Across the country, transgender children have found themselves on the front lines of the culture wars.

Fifteen states have banned gender-affirming care for people under 18, according to the Human Rights Campaign, affecting nearly 30% of trans youth in the country. Twenty-one ban trans youth from playing on sports teams that align with their gender identity, according to the Movement Advancement Project.

Vermont, which prides itself on its LGBTQ+-friendly image, can seem like a haven from the transphobia that has gripped much of the nation. But over the past few months, it’s become clear that the state is not immune.

Last fall, a conflict over a trans athlete in a Randolph Union High School locker room sparked international coverage on conservative news outlets and a “wildfire of bigotry,” according to the student’s mother.
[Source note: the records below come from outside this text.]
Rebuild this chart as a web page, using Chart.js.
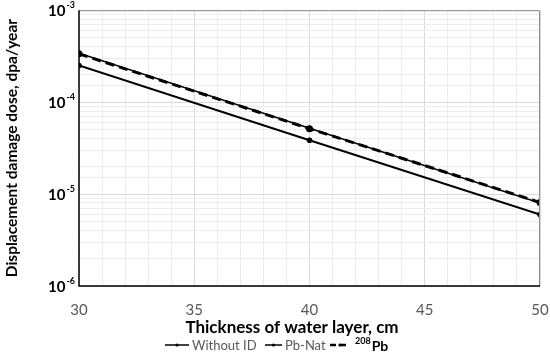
<!DOCTYPE html>
<html>
<head>
<meta charset="utf-8">
<script src="https://cdn.jsdelivr.net/npm/chart.js@4"></script>
<style>
  body { margin: 0; background: #fff; }
  #wrap { width: 550px; height: 355px; }
</style>
</head>
<body>
<div id="wrap"><canvas id="doseChart" width="550" height="355"></canvas></div>
<script>
const thickness = [30, 40, 50];
const withoutId = [2.5e-4, 3.85e-5, 6.0e-6];
const pbNat = [3.4e-4, 5.2e-5, 8.0e-6];
const pb208 = [3.35e-4, 5.15e-5, 8.1e-6];
const seriesNames = ['Without ID', 'Pb-Nat', '208Pb'];
const decadeTicks = [1e-6, 1e-5, 1e-4, 1e-3];
const decadeExps = ['-6', '-5', '-4', '-3'];
const xTitle = 'Thickness of water layer, cm';

const FONT = "Lato, 'Open Sans', sans-serif";

function pairs(ys) {
  return thickness.map((x, i) => ({ x: x, y: ys[i] }));
}

// frame, 10^n labels, x title and the legend with a superscript
const extras = {
  id: 'extras',
  afterDraw: (chart) => {
    const { ctx, chartArea: a, scales: { y } } = chart;
    ctx.save();
    ctx.strokeStyle = '#8c8c8c';
    ctx.lineWidth = 1;
    ctx.beginPath();
    ctx.moveTo(a.left, a.top + 0.5);
    ctx.lineTo(a.right - 0.5, a.top + 0.5);
    ctx.lineTo(a.right - 0.5, a.bottom);
    ctx.stroke();
    ctx.strokeStyle = '#000';
    ctx.lineWidth = 1.5;
    ctx.beginPath();
    ctx.moveTo(a.left, a.top);
    ctx.lineTo(a.left, a.bottom);
    ctx.lineTo(a.right, a.bottom);
    ctx.stroke();

    ctx.fillStyle = '#000';
    ctx.textBaseline = 'middle';
    decadeTicks.forEach((v, i) => {
      const py = y.getPixelForValue(v);
      ctx.font = "bold 9px " + FONT;
      const ew = ctx.measureText(decadeExps[i]).width;
      ctx.textAlign = 'right';
      ctx.fillText(decadeExps[i], a.left - 4, py - 5);
      ctx.font = "bold 15px " + FONT;
      ctx.fillText('10', a.left - 5 - ew, py + 1);
    });

    ctx.textAlign = 'center';
    ctx.font = "bold 17px " + FONT;
    ctx.fillText(xTitle, 292, 328);

    // legend
    const ly = 345;
    const starts = [165, 265, 330];
    const lens = [24, 17, 20];
    ctx.textAlign = 'left';
    seriesNames.forEach((name, i) => {
      let lx = starts[i];
      ctx.strokeStyle = '#000';
      ctx.fillStyle = '#000';
      ctx.lineWidth = i === 2 ? 2.5 : 1.5;
      ctx.setLineDash(i === 2 ? [6, 4] : []);
      ctx.beginPath();
      ctx.moveTo(lx, ly);
      ctx.lineTo(lx + lens[i], ly);
      ctx.stroke();
      ctx.setLineDash([]);
      ctx.beginPath();
      ctx.arc(lx + lens[i] / 2, ly, 1.6, 0, Math.PI * 2);
      ctx.fill();
      lx += lens[i] + 3;
      if (i === 2) {
        ctx.font = "bold 9px " + FONT;
        ctx.fillText(name.slice(0, 3), lx + 2, ly - 4);
        lx += ctx.measureText(name.slice(0, 3)).width + 3;
        ctx.font = "bold 14px " + FONT;
        ctx.fillText(name.slice(3), lx, ly + 1);
      } else {
        ctx.fillStyle = '#595959';
        ctx.font = "13px " + FONT;
        ctx.fillText(name, lx, ly + 1);
      }
    });
    ctx.restore();
  }
};

new Chart(document.getElementById('doseChart').getContext('2d'), {
  type: 'line',
  data: {
    datasets: [
      {
        label: seriesNames[0],
        data: pairs(withoutId),
        borderColor: '#000',
        backgroundColor: '#000',
        borderWidth: 2,
        pointRadius: 1.8,
        pointStyle: 'circle',
        tension: 0
      },
      {
        label: seriesNames[1],
        data: pairs(pbNat),
        borderColor: '#000',
        backgroundColor: '#000',
        borderWidth: 1.5,
        pointRadius: 1.8,
        pointStyle: 'triangle',
        tension: 0
      },
      {
        label: seriesNames[2],
        data: pairs(pb208),
        borderColor: '#000',
        backgroundColor: '#000',
        borderWidth: 3,
        borderDash: [9, 5],
        pointRadius: 2,
        pointStyle: 'circle',
        tension: 0
      }
    ]
  },
  options: {
    responsive: false,
    animation: false,
    layout: { padding: { top: 8, right: 10, left: 3, bottom: 0 } },
    scales: {
      x: {
        type: 'linear',
        min: 30,
        max: 50,
        border: { display: false },
        afterFit: (s) => { s.paddingRight = 0; s.paddingLeft = 0; s.height = 69; },
        ticks: {
          stepSize: 1,
          autoSkip: false,
          maxRotation: 0,
          color: '#595959',
          font: { family: FONT, size: 15 },
          padding: 15,
          callback: (v) => (v % 5 === 0 ? v : '')
        },
        grid: {
          drawTicks: false,
          color: (c) => (c.tick && c.tick.value % 5 === 0 ? '#d9d9d9' : '#ececec')
        }
      },
      y: {
        type: 'logarithmic',
        min: 1e-6,
        max: 1e-3,
        border: { display: false },
        afterFit: (s) => { s.width = 76; },
        ticks: {
          autoSkip: false,
          color: 'rgba(0,0,0,0)',
          callback: () => ''
        },
        grid: {
          drawTicks: false,
          color: (c) => {
            const v = c.tick ? c.tick.value : 0;
            const m = v / Math.pow(10, Math.floor(Math.log10(v) + 1e-9));
            return Math.abs(m - 1) < 1e-6 ? '#d9d9d9' : '#ececec';
          }
        },
        title: {
          display: true,
          text: 'Displacement damage dose, dpa/year',
          color: '#000',
          font: { family: FONT, size: 15.5, weight: 'bold' },
          padding: { top: 0, bottom: 0 }
        }
      }
    },
    plugins: {
      legend: { display: false },
      tooltip: { enabled: false }
    }
  },
  plugins: [extras]
});
</script>
</body>
</html>
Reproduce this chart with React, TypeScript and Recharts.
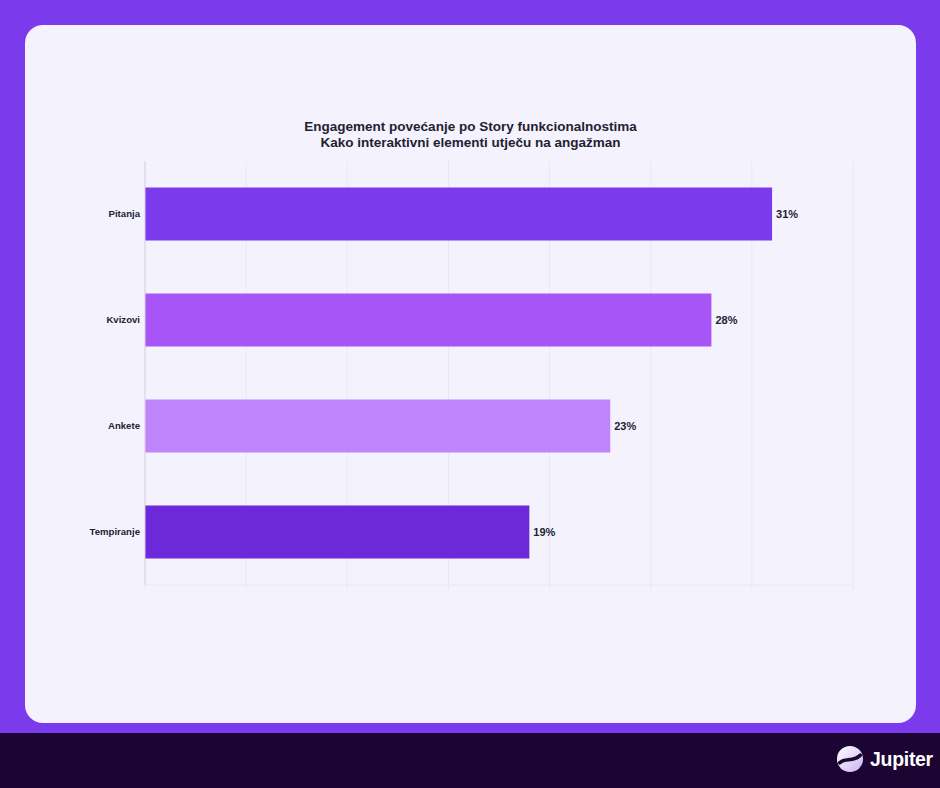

In February, a Quechee Christian school forfeited a girls’ basketball game rather than play against a team with a trans player. (The school was subsequently banned from school athletics.)

And earlier this month, four Republican lawmakers introduced a bill in the Vermont House that would bar trans girls and women from competing in school sports.

The short-form bill, H.413, is titled “An act relating to protecting the competitive integrity and safety of girls and women in sports” and is sponsored by Rep. Arthur Peterson, R-Clarendon, Rep. Larry Labor, R-Morgan, Rep. Terri Lynn Williams, R-Granby, and Rep. Charles Wilson, R-Lyndon.

According to its statement of purpose, the bill “proposes to prohibit individuals that were assigned the sex of male at birth” from competing in schools’ girls athletics programs.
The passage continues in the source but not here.